Dr. Nan Tang

Curriculum Vitae

Dr. Nan Tang is a senior scientist at Qatar Center for Artificial Intelligence, QCRI, HBKU, Qatar. His research interests center around data preparation.

Prior to joining QCRI in Dec 2011, He was a Research Fellow at LFCS (Laboratory for Foundations of Computer Science) at the University of Edinburgh, Edinburgh, UK (2010--2011). He was a scientific staff member with the CWI (Dutch National Research Center for Mathematics and Computer Science), Amsterdam, Netherlands (2008--2010). He got his PhD. degree from The Chinese University of Hong Kong, China (2007). He holds a visiting position at University of Waterloo, Canada (03/2007-08/2007).


No one can whistle a symphony. It takes a whole orchestra to play it.

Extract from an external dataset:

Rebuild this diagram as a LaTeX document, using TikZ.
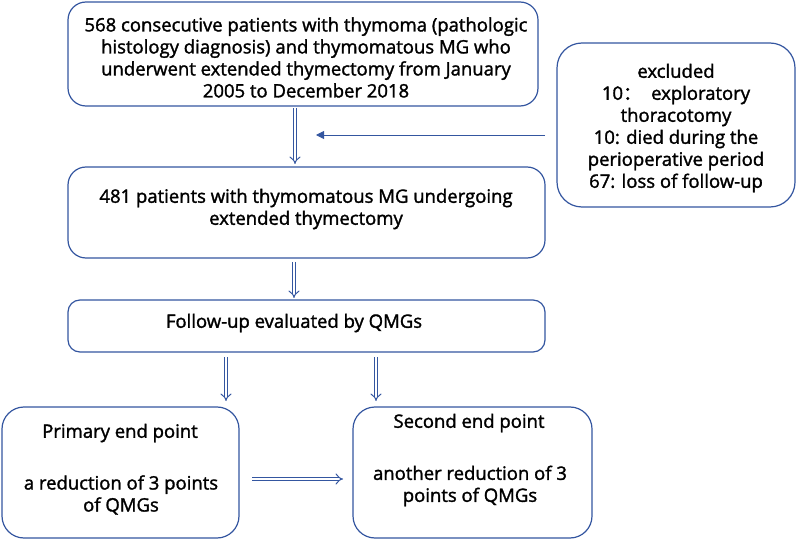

I am really grateful to have the opportunities to work with the best talents in the world.

  • Michael Stonebraker, MIT (2015-): We initiated the project Data Civilizer from 2015, with the goal to build a data preparation tool to find, ingest, clean, and integrate diverse datasets. The unique lesson learned from this 2015 Turing award winner is how to make data systems work for real applications. Of course, this requires to interact with real users from (non-IT) companies, such as Merck and Massachusetts General Hospital (MGH) to understand and solve their daily problems.
  • Sam Madden, MIT (2015-): We started the collaboration also from the Data Civilizer project.
  • Guoliang Li, Tsinghua University (2015-): We started a collaboration based on a common interest in data cleaning and integration [Falcon]. We also solved some cute problems such as cleaning dirty Google Scholar entries [paper].
  • Anhai Doan, University of Wisconsin-Madison (2019-): We are currently working on building systems for collaborative data preparation.
  • Ju Fan, Renmin University of China (2020-): We are working on deep learning for data preparation [RPT], as well as data preparation for deep learning [DAGAN].
  • Armando Solar-Lezama, MIT (2016-2020): Armando is an expert in programming synthesis, a research area that lies at the intersection of programming systems and artificial intelligence. The first project [Synthesizer] we have been working on, together with Sam Madden and an MIT Ph.D. Rohit Singh, is to use program synthesis to synthesize Generic Boolean Formulas as rules for entity resolution. The second project [Castor], together with Sam Madden and another MIT Ph.D. Jack Feser, is to extend the relational algebra with layout operators that describe the particular data items to be stored and the layout of that data in memory, as well as providing a set of equivalence preserving transformations which can transform both the query and the data layout.
  • Collaborators in QCRI: QCRI really provides unique opportunities to work with great people, not only worldwide, but also internally. There is a long list of researchers that I have been working with in QCRI: Ahmed K. Elmagarmid, Divy Agrawal, Ihab Ilyas, Mohammed Zaki, Prasenjit Mitra, Mourad Ouzzani, Paolo Papotti, Jorge Arnulfo Quiane-Ruiz, and Saravanan Thirumuruganathan.